Later Wednesday night, the vice president-elect told reporters as he was leaving Johnson's office that they had "a productive conversation" but said Republicans are still "in the middle" of negotiations.
"But I think we will be able to solve some problems here, and we will keep working on it," Vance said.
The avalanche Trump prompted on Wednesday afternoon by coming out against Johnson's spending plan at the last minute suggests that Trump's second term could be riddled with the same chaotic governing style he exhibited in his first, even though Republicans will control both chambers of Congress next year.
Johnson and his leadership team now have no obvious path forward, according to multiple GOP sources. It's a remarkable reversal from just hours earlier, when members of Johnson's leadership team were feeling mostly positive about how the bill would land among the GOP, many of those same sources said.
But that support quickly cratered by Wednesday afternoon, as key Trump ally Elon Musk suggested that Republicans who supported the deal should be primaried. One House GOP source described the plan as "collapsing" in the wake of Musk's posts, driving a surge of calls to members' offices.
"All these things that we didn't even know were on the table, that are suddenly in this — and then we get potentially less than 24 hours to vote on it," Republican Rep. Michael Cloud of Texas told CNN. "This is everything that's wrong with Washington and everything we promised we would not support."
While many of the GOP members sought that disaster and farmer assistance, many conservatives were also livid that Johnson had allowed such a large package to be rushed through at the end of the year.
Once Musk pressured Republicans to vote against the bill, support for the package started to crumble, even as lawmakers seemed to hold their ground publicly.
"We will see the new power of Elon," said GOP Rep. Byron Donalds of Florida, who is against the spending bill and hopes Musk's pressure campaign sways his colleagues.
One moderate GOP Rep. Don Bacon of Nebraska, who supports the package, told CNN that Musk was "premature" for coming out against it so quickly when there are a lot of Republican "wins" tucked in.
"He should have gotten the facts," Bacon added.
Republican Rep. Robert Aderholt of Alabama, a senior member of the House Appropriations Committee, said it would be "very difficult" to pass a debt limit measure before Friday's deadline but said if Trump wants it, "I think we should maybe look at it."
"It's complicated enough without that," House Armed Services Chair Mike Rogers said of tying the two together.

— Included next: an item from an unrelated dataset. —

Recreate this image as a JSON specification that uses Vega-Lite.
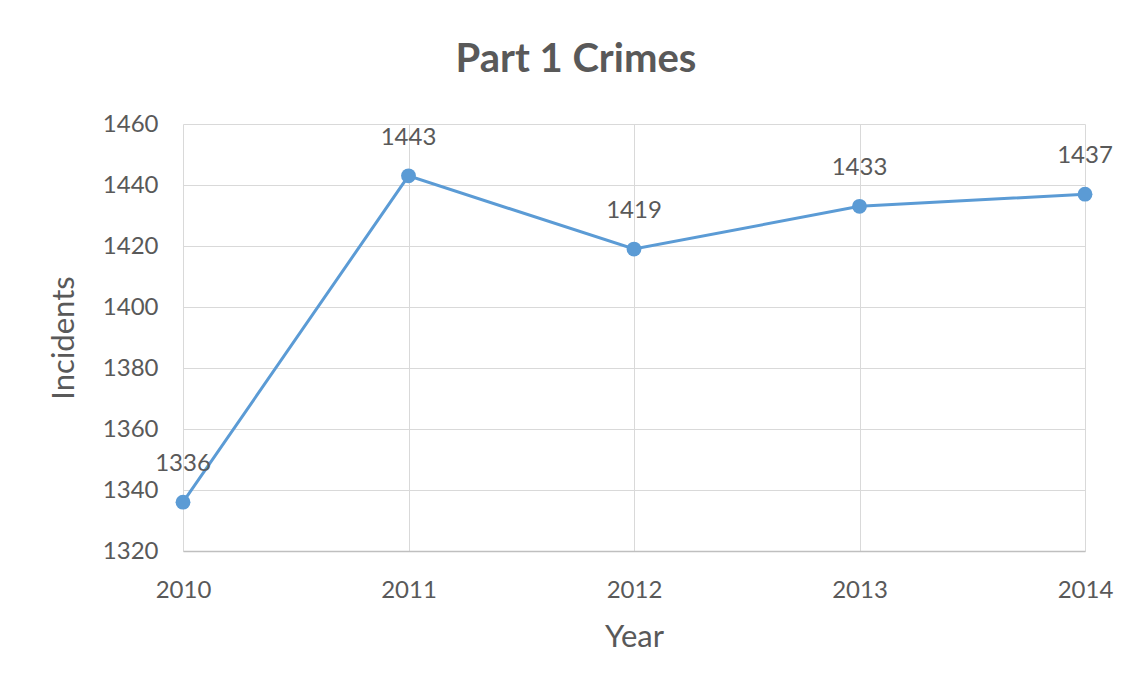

Republicans in the Senate similarly pushed back on the likelihood of getting a new bill through.
GOP Sen. Mike Rounds of South Dakota added a dose of skepticism to the move, telling CNN, "I'm open to ideas on it, but I'm not sure how we do that."

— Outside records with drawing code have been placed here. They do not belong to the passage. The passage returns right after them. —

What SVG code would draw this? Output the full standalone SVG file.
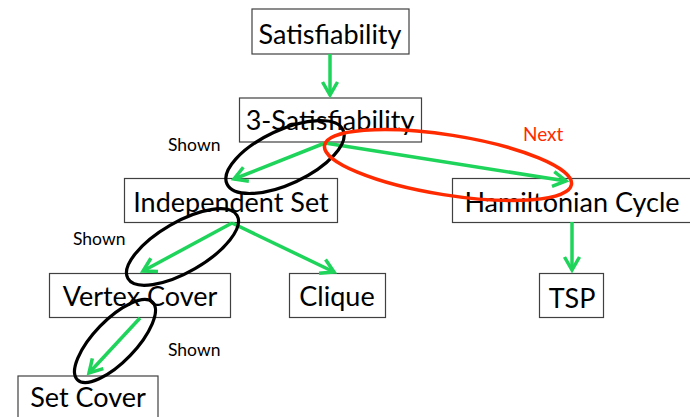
<svg xmlns="http://www.w3.org/2000/svg" width="690" height="417" viewBox="0 0 690 417">
<style>
.box{fill:#fff;stroke:#404040;stroke-width:1.2}
.lbl{font-family:Lato,"Open Sans",sans-serif;font-size:27px;fill:#000;text-anchor:middle}
.sm{font-family:Lato,"Open Sans",sans-serif;font-size:17.5px;fill:#000}
.next{font-family:Lato,"Open Sans",sans-serif;font-size:19px;fill:#ff2a00}
.edge{stroke:#1ed45a;stroke-width:3.5;fill:none;marker-end:url(#ah)}
.oval{fill:none;stroke:#000;stroke-width:3.2}
.roval{fill:none;stroke:#ff2a00;stroke-width:3.5}
</style>
<defs>
<marker id="ah" markerUnits="userSpaceOnUse" markerWidth="30" markerHeight="30" refX="15" refY="15" viewBox="0 0 30 30" orient="auto" overflow="visible">
<path d="M2,7.5 L15,15 L2,22.5" fill="none" stroke="#1ed45a" stroke-width="3.5" stroke-linejoin="miter"/>
</marker>
</defs>
<g id="n-sat"><rect class="box" x="252" y="9" width="157" height="45"/><text class="lbl" x="330" y="44">Satisfiability</text></g>
<g id="n-3sat"><rect class="box" x="239.5" y="98" width="182" height="44"/><text class="lbl" x="330" y="130">3-Satisfiability</text></g>
<g id="n-is"><rect class="box" x="124.5" y="178.5" width="213" height="44"/><text class="lbl" x="231" y="212">Independent Set</text></g>
<g id="n-ham"><rect class="box" x="452.5" y="178.5" width="240" height="44"/><text class="lbl" x="572" y="212">Hamiltonian Cycle</text></g>
<g id="n-tsp"><rect class="box" x="539.5" y="273.5" width="64" height="44"/><text class="lbl" x="572" y="308">TSP</text></g>
<g id="n-vc"><rect class="box" x="49.5" y="273.5" width="181" height="44"/><text class="lbl" x="140" y="306">Vertex Cover</text></g>
<g id="n-clique"><rect class="box" x="289.5" y="273.5" width="96" height="44"/><text class="lbl" x="337" y="306">Clique</text></g>
<g id="n-sc"><rect class="box" x="18" y="376" width="140" height="50"/><text class="lbl" x="88" y="407">Set Cover</text></g>
<g id="connectors">
<line class="edge" x1="330" y1="54" x2="330" y2="95"/>
<line class="edge" x1="325" y1="143" x2="234" y2="179"/>
<line class="edge" x1="325" y1="143" x2="566" y2="181"/>
<line class="edge" x1="232" y1="223" x2="143" y2="271"/>
<line class="edge" x1="232" y1="223" x2="334" y2="272"/>
<line class="edge" x1="140" y1="318" x2="89" y2="373"/>
<line class="edge" x1="572" y1="222" x2="572" y2="270"/>
</g>
<g id="annotations">
<ellipse class="oval" cx="285" cy="157" rx="64" ry="27" transform="rotate(-25 285 157)"/>
<ellipse class="roval" cx="448" cy="165" rx="125" ry="30" transform="rotate(9 448 165)"/>
<ellipse class="oval" cx="182.5" cy="247" rx="63" ry="25" transform="rotate(-30 182.5 247)"/>
<ellipse class="oval" cx="115" cy="341" rx="54" ry="21" transform="rotate(-46 115 341)"/>
<text class="sm" x="168" y="151">Shown</text>
<text class="sm" x="73" y="245">Shown</text>
<text class="sm" x="168" y="356">Shown</text>
<text class="next" x="523" y="141">Next</text>
</g>
</svg>
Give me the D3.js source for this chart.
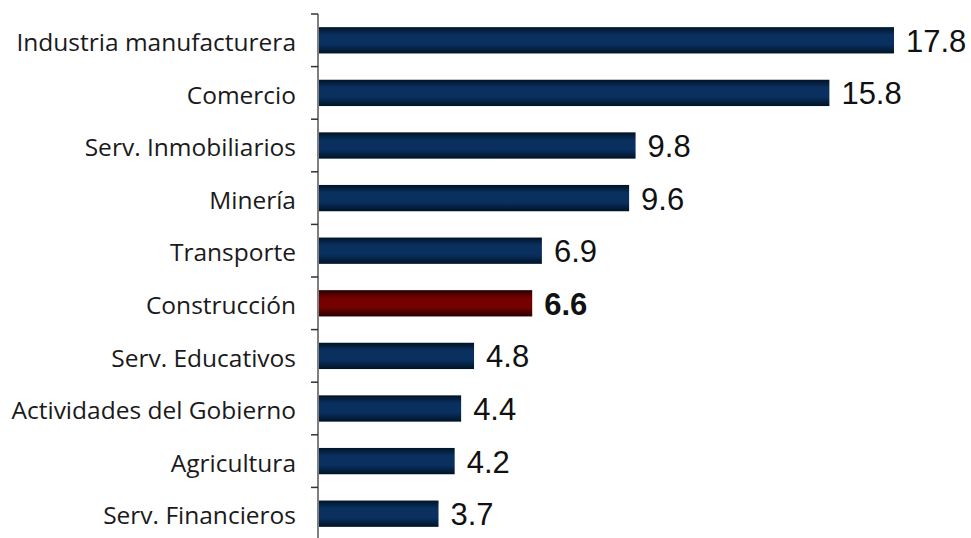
<!DOCTYPE html>
<html><head><meta charset="utf-8">
<script src="https://cdn.jsdelivr.net/npm/d3@7"></script>
<style>body{margin:0;background:#fff;}</style>
</head><body>
<svg id="c" width="971" height="538"></svg>
<script>
const categories = ["Industria manufacturera","Comercio","Serv. Inmobiliarios","Minería","Transporte","Construcción","Serv. Educativos","Actividades del Gobierno","Agricultura","Serv. Financieros"];
const values = [17.8,15.8,9.8,9.6,6.9,6.6,4.8,4.4,4.2,3.7];
const highlight = "Construcción";

const svg = d3.select("#c");
const x0 = 319;
const x = d3.scaleLinear().domain([0, 17.8]).range([x0, 894]);
const y = d3.scaleBand().domain(categories).range([14, 540]).paddingInner(0.5).paddingOuter(0.25);

const defs = svg.append("defs");
function grad(id, edge, mid){
  const g = defs.append("linearGradient").attr("id", id).attr("x1",0).attr("y1",0).attr("x2",0).attr("y2",1);
  g.append("stop").attr("offset","0%").attr("stop-color",edge);
  g.append("stop").attr("offset","30%").attr("stop-color",mid);
  g.append("stop").attr("offset","65%").attr("stop-color",mid);
  g.append("stop").attr("offset","100%").attr("stop-color",edge);
}
grad("gBlue","#001326","#0a3060");
grad("gRed","#2a0000","#750000");

svg.selectAll("rect.bar").data(categories).join("rect").attr("class","bar")
  .attr("x", x0)
  .attr("y", d => y(d))
  .attr("width", (d,i) => x(values[i]) - x0)
  .attr("height", y.bandwidth())
  .attr("fill", d => d === highlight ? "url(#gRed)" : "url(#gBlue)");

// axis
const tickYs = d3.range(categories.length + 1).map(i => 14 + i * y.step());
svg.append("line").attr("x1",318).attr("x2",318).attr("y1",14).attr("y2",538).attr("stroke","#555").attr("stroke-width",1.5);
svg.selectAll("line.tk").data(tickYs).join("line").attr("class","tk")
  .attr("x1",311).attr("x2",318).attr("y1",d=>d).attr("y2",d=>d).attr("stroke","#333").attr("stroke-width",1.5);

svg.selectAll("text.cat").data(categories).join("text").attr("class","cat")
  .attr("x", 296)
  .attr("y", d => y(d) + y.bandwidth()/2)
  .attr("dy", "0.44em")
  .attr("text-anchor","end")
  .attr("font-family","'Open Sans', sans-serif")
  .attr("font-size", 24.5)
  .attr("fill","#1a1a1a")
  .text(d => d);

svg.selectAll("text.val").data(categories).join("text").attr("class","val")
  .attr("x", (d,i) => x(values[i]) + 12)
  .attr("y", d => y(d) + y.bandwidth()/2)
  .attr("dy", "0.37em")
  .attr("font-family","'Liberation Sans', Arial, sans-serif")
  .attr("font-size", 31)
  .attr("font-weight", d => d === highlight ? "bold" : "normal")
  .attr("fill","#111")
  .text((d,i) => values[i].toFixed(1));
</script>
</body></html>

Maine Sen. Susan Collins, the incoming chair of the Senate Appropriations Committee, said she was surprised by Trump's debt ceiling demand, saying, "I don't know his rational," and throwing up her hands when asked if making such an add was realistic.

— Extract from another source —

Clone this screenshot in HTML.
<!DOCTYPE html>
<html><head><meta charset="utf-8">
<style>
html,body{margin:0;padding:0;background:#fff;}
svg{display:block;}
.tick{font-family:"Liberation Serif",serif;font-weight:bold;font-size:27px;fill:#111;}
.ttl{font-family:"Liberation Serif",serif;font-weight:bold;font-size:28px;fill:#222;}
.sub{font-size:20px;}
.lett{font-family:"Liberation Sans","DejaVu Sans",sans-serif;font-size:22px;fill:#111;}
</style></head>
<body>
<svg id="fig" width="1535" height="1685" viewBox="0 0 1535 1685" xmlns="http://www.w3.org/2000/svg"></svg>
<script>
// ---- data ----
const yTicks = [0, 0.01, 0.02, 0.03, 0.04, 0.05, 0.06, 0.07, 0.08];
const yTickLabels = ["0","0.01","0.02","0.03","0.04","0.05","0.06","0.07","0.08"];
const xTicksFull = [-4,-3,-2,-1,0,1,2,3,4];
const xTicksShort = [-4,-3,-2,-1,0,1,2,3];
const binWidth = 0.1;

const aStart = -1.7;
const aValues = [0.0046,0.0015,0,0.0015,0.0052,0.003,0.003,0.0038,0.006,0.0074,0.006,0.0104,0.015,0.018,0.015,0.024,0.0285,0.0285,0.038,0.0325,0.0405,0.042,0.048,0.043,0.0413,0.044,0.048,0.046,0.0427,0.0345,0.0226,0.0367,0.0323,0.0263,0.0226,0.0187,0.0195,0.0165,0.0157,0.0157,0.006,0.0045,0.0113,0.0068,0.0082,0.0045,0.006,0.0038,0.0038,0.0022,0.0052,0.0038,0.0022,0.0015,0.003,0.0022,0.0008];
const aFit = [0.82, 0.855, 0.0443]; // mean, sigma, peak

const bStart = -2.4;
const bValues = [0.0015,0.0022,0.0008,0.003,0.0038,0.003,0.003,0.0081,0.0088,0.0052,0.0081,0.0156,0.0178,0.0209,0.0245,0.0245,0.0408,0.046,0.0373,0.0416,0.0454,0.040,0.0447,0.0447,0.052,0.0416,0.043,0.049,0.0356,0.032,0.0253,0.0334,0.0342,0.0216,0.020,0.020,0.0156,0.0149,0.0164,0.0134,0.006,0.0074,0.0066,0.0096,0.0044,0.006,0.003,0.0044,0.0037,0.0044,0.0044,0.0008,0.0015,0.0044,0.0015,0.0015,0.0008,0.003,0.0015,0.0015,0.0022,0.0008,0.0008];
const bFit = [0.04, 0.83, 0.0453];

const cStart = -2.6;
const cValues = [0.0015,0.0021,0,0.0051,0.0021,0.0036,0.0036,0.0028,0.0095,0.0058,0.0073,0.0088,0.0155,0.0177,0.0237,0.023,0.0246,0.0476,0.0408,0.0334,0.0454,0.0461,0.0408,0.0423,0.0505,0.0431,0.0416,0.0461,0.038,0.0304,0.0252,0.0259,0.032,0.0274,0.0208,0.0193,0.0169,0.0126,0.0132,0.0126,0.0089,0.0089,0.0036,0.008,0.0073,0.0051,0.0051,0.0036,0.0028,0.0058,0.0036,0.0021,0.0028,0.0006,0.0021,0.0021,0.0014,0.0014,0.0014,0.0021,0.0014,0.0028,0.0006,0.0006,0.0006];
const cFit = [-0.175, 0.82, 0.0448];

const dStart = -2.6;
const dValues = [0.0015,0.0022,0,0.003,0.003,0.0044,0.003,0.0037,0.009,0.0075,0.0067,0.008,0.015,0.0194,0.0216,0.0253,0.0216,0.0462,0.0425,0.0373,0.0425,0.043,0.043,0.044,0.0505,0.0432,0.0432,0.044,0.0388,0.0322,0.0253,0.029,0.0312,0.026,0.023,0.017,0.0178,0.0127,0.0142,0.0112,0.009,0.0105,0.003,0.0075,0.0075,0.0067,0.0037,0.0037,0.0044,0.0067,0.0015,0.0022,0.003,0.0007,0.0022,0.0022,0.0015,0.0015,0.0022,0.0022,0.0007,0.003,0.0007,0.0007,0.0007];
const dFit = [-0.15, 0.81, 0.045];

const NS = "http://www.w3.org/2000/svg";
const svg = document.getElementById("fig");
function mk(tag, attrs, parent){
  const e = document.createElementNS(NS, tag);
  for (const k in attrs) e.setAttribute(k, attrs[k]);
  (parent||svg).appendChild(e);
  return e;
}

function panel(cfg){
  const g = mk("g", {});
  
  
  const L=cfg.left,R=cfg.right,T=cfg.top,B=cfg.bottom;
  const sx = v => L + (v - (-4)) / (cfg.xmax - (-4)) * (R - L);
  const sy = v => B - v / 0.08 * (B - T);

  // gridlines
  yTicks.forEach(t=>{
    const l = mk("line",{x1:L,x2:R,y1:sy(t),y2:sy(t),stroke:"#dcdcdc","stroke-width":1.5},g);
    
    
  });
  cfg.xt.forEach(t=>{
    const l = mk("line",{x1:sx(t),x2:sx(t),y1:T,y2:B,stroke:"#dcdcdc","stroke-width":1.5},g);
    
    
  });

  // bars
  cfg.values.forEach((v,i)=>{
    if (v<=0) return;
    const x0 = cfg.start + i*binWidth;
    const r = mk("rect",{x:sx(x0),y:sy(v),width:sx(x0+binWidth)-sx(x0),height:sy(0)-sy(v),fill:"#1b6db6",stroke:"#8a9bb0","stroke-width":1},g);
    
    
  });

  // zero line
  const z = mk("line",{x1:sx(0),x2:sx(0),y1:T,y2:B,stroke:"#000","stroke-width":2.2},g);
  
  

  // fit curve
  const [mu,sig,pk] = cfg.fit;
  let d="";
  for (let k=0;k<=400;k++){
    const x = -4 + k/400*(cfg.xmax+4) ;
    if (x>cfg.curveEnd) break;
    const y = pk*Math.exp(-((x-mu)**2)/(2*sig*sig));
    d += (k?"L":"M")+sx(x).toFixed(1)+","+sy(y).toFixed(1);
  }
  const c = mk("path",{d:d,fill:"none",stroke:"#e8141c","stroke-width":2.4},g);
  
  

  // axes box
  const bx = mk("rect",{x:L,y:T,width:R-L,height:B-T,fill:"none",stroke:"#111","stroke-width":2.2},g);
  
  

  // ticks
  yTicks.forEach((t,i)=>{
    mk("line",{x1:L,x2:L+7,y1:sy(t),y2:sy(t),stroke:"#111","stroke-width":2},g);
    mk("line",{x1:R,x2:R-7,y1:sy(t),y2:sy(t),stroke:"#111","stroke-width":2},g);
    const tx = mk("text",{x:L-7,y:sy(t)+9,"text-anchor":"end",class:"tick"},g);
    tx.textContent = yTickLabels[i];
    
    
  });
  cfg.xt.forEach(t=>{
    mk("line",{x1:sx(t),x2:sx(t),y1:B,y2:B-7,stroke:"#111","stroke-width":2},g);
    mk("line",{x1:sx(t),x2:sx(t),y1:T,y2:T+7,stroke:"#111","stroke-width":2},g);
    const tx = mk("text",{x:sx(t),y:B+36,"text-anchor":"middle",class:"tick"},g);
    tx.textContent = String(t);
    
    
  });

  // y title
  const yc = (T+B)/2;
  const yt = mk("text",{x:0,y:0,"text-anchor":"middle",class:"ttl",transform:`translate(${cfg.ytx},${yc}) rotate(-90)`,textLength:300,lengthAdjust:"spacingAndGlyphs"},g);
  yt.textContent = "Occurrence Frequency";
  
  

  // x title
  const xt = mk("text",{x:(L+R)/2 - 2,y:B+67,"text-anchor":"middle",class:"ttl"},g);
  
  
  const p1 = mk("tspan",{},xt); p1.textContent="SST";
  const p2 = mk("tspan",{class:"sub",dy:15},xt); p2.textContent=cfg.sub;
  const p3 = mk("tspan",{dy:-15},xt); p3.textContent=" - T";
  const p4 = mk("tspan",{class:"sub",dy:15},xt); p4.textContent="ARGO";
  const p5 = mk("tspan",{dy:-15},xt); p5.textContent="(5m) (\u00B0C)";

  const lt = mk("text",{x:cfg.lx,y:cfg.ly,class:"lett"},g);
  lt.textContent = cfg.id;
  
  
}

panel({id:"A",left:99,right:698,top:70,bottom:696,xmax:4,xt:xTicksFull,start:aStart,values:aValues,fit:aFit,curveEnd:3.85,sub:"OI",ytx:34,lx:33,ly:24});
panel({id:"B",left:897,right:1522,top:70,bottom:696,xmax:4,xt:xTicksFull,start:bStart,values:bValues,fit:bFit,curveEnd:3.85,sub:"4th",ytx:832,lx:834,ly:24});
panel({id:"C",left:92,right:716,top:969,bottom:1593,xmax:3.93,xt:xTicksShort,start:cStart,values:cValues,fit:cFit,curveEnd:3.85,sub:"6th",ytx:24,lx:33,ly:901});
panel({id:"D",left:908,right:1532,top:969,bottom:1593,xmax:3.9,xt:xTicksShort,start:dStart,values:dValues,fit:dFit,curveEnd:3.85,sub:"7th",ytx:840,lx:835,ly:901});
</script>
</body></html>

As Collins was walking with reporters, she passed outgoing Senate Republican Leader Mitch McConnell, who quipped, "Oh, this is the way it's going to be next year."
The debt ceiling, which was suspended by the bipartisan Fiscal Responsibility Act in June 2023, will return on January 2. The Treasury Department will then have to use the cash it has on hand, as well as so-called extraordinary measures, to continue paying the nation's bills on time and in full.
The 2023 deal took months to craft and brought the nation uncomfortably close to its first-ever default, which would have unleashed global economic chaos and had major consequences on many Americans' finances.
Established by Congress, the debt ceiling is the maximum amount the federal government can borrow to finance obligations that lawmakers and presidents have already approved. Treasury needs to borrow to pay the bills since the US spends more than it collects in revenue, resulting in a budget deficit.